Je vais me borner, dans cette réponse, à la population d’origine européenne, que j’ai plus l’occasion de côtoyer que celle d’ origine maghrébine, depuis que j’ai quitté Lyon d’abord et ensuite Le Puy en Velay pour m’installer en Morbihan. Et ma réponse est oui, l’évolution est lente mais, on peut le dire, assez constante en direction.
La faille qui sépare la grande majorité de nos compatriotes d’une petite minorité qui s’étoffe quantitativement, continue à s’élargir. La majorité a de moins en moins de repères religieux et moraux, c’est une évidence, et parallèlement elle a également de moins en moins d’intérêt pour la politique et le syndicalisme. Elle ressemble, malgré les siècles qui l’en sépare, au peuple romain qui réclamait à l’empereur du pain et des jeux! Les leaders politiques et syndicaux s’arrachent les cheveux pour arriver à la remuer! Elle n’ a plus d’ ambition professionnelle parce qu’il faudrait faire des efforts, prendre des risques et peut-être changer un petit cadre de vie médiocre, mais auquel elle est habitué.

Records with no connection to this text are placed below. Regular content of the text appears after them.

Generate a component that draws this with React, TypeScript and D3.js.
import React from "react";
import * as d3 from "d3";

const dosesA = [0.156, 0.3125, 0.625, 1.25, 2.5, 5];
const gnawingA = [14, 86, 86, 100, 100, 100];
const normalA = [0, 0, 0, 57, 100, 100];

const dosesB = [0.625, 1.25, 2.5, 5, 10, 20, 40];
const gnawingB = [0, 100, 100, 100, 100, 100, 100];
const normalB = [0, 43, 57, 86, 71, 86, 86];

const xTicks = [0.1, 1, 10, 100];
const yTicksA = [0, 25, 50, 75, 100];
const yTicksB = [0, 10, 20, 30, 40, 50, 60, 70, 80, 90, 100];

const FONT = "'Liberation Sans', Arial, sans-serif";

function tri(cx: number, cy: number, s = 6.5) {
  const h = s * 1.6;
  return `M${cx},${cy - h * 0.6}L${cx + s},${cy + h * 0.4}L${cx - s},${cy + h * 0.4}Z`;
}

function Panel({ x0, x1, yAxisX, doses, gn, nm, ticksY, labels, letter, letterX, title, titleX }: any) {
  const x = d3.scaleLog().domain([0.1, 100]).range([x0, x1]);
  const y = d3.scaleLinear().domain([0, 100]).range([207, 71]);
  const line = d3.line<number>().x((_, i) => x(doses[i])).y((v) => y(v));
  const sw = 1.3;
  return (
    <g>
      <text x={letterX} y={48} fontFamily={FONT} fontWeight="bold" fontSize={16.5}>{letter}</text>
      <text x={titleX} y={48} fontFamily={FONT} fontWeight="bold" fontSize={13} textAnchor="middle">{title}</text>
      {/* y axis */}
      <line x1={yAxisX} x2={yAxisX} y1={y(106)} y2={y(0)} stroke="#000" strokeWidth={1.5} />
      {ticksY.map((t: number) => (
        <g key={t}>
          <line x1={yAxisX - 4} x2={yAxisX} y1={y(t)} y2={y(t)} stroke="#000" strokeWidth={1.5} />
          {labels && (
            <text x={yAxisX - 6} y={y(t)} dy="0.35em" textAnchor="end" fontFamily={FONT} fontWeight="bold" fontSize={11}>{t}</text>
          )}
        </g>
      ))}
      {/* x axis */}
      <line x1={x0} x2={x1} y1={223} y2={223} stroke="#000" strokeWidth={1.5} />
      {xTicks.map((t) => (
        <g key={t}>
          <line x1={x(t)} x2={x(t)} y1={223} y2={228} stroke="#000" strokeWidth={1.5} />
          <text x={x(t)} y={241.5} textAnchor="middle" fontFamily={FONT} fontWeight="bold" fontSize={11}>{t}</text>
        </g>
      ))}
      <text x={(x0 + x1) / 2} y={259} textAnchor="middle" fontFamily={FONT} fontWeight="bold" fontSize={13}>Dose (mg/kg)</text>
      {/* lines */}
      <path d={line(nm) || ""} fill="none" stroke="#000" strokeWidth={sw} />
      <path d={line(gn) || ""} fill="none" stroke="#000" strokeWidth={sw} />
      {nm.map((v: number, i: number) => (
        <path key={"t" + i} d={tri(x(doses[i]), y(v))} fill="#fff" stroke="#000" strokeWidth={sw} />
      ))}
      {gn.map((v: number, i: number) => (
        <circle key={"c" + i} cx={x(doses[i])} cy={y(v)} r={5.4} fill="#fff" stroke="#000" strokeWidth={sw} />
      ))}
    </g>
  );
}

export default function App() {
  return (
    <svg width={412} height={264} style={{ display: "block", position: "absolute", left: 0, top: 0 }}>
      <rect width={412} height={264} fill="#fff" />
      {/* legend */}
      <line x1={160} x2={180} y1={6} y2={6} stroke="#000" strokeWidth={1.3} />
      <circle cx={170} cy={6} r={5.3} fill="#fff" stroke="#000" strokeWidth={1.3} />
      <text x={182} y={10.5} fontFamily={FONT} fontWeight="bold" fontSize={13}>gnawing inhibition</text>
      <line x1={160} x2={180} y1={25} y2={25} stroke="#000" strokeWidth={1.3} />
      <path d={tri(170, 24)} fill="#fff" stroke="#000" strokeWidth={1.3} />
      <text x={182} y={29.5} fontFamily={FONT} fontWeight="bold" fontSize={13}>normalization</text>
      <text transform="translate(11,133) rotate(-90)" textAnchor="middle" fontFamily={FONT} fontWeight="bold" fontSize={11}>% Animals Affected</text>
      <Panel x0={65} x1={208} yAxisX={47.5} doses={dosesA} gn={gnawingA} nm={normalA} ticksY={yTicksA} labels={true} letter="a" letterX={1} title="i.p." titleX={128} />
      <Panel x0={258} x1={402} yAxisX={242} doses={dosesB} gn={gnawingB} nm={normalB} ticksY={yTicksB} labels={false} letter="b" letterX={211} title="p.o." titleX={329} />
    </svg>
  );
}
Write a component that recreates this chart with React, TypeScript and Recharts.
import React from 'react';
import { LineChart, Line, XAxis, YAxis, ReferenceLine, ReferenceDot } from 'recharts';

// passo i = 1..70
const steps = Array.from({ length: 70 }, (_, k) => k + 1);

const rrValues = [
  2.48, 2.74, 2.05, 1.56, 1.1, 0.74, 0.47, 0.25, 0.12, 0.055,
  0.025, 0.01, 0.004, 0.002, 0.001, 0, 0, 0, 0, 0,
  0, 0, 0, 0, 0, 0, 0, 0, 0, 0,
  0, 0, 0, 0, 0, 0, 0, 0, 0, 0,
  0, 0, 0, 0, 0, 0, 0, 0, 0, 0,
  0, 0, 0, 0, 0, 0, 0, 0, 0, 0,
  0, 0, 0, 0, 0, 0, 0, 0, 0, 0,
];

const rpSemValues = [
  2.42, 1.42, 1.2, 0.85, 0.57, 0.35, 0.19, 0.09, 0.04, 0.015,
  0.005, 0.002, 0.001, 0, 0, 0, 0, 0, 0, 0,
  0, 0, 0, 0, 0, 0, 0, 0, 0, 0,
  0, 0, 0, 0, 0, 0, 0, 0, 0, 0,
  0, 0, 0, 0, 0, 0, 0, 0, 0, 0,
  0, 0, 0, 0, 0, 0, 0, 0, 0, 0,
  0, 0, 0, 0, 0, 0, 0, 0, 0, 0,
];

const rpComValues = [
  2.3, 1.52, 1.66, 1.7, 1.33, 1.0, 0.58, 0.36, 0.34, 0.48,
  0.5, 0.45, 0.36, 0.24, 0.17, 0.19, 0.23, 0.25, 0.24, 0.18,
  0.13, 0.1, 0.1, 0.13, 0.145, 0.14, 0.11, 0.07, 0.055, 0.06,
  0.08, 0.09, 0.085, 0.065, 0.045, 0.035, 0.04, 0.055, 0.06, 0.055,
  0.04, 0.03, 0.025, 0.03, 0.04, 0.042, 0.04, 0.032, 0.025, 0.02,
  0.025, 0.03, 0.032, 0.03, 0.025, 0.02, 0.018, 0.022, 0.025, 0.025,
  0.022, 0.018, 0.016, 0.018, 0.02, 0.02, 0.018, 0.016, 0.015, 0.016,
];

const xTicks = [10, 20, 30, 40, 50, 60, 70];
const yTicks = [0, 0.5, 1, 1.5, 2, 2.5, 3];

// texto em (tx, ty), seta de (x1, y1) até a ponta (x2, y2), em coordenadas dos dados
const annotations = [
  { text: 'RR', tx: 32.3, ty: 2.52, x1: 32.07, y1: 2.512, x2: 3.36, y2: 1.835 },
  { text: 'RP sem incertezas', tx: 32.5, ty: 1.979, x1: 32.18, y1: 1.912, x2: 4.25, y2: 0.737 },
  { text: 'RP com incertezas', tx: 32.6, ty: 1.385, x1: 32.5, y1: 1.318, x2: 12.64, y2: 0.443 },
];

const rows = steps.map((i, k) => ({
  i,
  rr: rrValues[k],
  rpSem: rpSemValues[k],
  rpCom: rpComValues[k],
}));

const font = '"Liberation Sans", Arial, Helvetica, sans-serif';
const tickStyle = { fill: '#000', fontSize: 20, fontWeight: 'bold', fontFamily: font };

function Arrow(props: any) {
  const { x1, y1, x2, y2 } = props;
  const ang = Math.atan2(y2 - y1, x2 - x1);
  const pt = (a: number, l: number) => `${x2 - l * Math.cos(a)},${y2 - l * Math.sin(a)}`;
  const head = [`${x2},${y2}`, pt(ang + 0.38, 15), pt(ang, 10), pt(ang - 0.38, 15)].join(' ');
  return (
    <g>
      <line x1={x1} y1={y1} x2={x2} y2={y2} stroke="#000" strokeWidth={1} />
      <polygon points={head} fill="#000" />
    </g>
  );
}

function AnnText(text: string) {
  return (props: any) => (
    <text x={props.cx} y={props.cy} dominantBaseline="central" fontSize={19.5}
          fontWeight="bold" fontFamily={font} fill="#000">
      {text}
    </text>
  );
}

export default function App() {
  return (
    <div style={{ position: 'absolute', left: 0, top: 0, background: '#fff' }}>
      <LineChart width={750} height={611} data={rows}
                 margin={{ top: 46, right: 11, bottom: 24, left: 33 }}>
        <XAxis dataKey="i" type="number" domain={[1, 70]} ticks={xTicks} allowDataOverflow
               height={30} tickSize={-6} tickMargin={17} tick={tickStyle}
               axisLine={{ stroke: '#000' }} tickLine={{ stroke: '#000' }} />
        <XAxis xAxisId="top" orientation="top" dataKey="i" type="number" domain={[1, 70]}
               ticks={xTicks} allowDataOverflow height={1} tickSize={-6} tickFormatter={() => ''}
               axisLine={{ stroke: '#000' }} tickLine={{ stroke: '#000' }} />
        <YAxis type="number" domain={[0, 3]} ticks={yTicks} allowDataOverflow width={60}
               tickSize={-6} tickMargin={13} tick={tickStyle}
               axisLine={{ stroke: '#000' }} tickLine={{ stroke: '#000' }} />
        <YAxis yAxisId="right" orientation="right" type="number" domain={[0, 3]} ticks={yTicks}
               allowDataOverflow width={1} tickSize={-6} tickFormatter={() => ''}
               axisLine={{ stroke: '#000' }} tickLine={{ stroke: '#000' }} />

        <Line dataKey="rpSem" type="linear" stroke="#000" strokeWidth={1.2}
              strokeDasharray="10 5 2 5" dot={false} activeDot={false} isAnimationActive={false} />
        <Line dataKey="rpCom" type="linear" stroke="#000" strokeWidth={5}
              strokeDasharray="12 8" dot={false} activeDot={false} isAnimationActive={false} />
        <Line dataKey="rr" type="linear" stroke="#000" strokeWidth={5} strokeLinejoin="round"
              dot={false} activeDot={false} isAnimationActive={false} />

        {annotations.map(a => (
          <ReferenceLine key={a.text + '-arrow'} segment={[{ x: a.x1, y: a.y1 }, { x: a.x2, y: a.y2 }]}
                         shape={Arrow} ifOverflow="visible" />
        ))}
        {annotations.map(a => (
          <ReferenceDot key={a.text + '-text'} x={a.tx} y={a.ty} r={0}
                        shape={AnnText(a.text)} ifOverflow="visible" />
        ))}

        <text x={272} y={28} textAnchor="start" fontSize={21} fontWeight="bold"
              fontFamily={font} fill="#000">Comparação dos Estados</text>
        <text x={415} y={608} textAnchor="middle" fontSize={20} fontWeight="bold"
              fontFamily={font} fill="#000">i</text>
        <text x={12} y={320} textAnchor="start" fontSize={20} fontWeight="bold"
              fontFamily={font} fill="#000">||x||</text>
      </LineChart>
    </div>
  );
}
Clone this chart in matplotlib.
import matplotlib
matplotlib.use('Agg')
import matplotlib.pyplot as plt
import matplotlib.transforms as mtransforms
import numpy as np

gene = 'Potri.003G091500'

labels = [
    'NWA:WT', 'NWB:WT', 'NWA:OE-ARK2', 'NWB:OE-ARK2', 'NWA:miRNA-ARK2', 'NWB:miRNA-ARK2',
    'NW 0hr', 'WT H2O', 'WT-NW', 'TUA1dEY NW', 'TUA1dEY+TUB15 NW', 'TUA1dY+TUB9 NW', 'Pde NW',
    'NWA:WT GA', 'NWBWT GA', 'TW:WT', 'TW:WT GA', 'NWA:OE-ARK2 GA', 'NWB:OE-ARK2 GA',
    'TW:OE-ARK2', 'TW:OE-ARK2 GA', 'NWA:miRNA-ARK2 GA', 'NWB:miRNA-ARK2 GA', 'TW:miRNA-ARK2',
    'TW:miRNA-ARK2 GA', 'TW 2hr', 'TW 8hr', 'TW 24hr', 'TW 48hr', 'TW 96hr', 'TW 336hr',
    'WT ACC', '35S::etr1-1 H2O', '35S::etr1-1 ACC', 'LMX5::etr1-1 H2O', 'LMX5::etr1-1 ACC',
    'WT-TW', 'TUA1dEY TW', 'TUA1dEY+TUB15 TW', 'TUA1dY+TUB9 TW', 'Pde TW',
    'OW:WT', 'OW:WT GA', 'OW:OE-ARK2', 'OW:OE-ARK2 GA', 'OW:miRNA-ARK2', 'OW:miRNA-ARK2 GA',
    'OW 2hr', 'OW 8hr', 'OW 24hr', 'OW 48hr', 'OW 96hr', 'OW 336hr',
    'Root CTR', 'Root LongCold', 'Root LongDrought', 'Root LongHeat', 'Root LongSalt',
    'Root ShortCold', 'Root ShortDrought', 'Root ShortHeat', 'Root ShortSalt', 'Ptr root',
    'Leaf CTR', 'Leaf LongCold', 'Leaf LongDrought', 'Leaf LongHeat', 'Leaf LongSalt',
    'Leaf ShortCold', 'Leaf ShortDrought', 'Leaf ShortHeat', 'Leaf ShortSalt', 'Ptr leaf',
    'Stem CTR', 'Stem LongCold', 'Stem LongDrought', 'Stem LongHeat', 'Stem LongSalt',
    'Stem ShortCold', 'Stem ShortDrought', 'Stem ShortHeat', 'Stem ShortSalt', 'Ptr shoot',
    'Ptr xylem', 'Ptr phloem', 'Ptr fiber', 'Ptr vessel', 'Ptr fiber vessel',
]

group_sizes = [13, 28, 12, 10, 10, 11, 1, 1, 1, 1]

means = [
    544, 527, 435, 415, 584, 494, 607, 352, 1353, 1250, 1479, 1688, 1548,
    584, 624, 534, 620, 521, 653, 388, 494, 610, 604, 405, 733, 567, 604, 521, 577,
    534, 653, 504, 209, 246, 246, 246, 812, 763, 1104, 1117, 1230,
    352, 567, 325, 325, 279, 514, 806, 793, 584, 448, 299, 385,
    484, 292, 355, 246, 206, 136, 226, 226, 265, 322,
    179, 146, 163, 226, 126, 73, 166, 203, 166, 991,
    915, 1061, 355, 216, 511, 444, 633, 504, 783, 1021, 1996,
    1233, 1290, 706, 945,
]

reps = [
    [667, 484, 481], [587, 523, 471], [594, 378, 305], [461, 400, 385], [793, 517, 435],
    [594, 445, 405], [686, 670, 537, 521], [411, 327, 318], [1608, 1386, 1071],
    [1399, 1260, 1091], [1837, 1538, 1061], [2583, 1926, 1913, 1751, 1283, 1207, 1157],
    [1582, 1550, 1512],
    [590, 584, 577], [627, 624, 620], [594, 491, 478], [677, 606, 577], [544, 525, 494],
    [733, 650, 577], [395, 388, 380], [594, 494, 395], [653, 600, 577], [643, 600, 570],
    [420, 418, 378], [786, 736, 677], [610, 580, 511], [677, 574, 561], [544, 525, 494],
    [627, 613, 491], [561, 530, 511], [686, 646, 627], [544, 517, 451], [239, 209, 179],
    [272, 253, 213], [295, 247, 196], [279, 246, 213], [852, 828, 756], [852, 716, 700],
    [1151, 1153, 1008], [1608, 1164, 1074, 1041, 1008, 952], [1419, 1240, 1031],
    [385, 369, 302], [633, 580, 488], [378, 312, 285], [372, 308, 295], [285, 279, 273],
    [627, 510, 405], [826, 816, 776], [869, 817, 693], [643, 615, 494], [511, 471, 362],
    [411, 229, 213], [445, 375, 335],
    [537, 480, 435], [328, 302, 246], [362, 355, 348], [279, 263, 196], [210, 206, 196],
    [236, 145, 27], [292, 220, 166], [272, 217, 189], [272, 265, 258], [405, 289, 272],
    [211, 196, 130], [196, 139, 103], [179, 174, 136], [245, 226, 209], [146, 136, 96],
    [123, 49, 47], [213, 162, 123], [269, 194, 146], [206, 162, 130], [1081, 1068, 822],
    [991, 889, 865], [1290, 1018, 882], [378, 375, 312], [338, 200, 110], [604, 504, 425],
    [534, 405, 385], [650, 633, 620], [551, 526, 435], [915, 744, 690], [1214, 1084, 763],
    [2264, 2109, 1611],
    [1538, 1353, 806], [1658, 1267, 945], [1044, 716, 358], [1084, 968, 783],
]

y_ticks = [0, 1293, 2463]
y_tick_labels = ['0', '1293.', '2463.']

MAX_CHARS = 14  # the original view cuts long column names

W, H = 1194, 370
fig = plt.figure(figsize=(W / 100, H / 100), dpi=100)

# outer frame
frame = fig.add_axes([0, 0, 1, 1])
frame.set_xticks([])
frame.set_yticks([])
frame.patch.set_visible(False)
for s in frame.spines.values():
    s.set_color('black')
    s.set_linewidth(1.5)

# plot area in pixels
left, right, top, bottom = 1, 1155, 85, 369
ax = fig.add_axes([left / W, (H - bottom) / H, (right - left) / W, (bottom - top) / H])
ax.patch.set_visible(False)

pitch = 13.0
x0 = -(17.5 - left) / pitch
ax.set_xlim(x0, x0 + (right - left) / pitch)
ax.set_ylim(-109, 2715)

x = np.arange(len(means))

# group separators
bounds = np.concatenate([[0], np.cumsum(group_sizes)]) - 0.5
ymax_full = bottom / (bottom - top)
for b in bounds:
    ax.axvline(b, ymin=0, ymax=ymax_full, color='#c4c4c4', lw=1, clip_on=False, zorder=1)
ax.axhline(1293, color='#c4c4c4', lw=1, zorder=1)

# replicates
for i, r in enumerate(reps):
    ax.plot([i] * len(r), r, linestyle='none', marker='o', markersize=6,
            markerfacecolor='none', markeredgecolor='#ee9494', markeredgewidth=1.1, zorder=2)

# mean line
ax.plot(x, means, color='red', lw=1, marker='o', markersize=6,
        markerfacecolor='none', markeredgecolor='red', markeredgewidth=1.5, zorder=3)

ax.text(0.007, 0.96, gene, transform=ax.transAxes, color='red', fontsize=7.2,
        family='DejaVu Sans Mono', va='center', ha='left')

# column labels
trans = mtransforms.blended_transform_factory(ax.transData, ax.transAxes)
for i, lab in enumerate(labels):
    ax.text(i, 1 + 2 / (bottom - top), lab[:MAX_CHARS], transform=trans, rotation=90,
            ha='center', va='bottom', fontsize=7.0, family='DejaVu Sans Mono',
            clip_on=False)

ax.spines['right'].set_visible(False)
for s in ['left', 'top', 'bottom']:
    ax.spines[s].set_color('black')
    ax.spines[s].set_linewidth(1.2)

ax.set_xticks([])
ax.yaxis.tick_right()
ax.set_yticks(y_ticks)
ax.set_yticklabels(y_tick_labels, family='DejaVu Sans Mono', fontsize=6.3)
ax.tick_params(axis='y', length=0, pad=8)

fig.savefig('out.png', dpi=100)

Fait partie de cette majorité à l’ encéphalogramme plat côté religieux et moral, une petite fraction de classe sociale et économique élevée, qui n’ a aucun contact avec le » peuple « , car son seul moteur, c’est l’ argent. Je repense aux cantiques de ma jeunesse : » Je n’ ai qu’une âme qu’il faut sauver » et je me dis que leur refrain, c’est plutôt : » Je n’ai qu’ un corps qu’il faut choyer « !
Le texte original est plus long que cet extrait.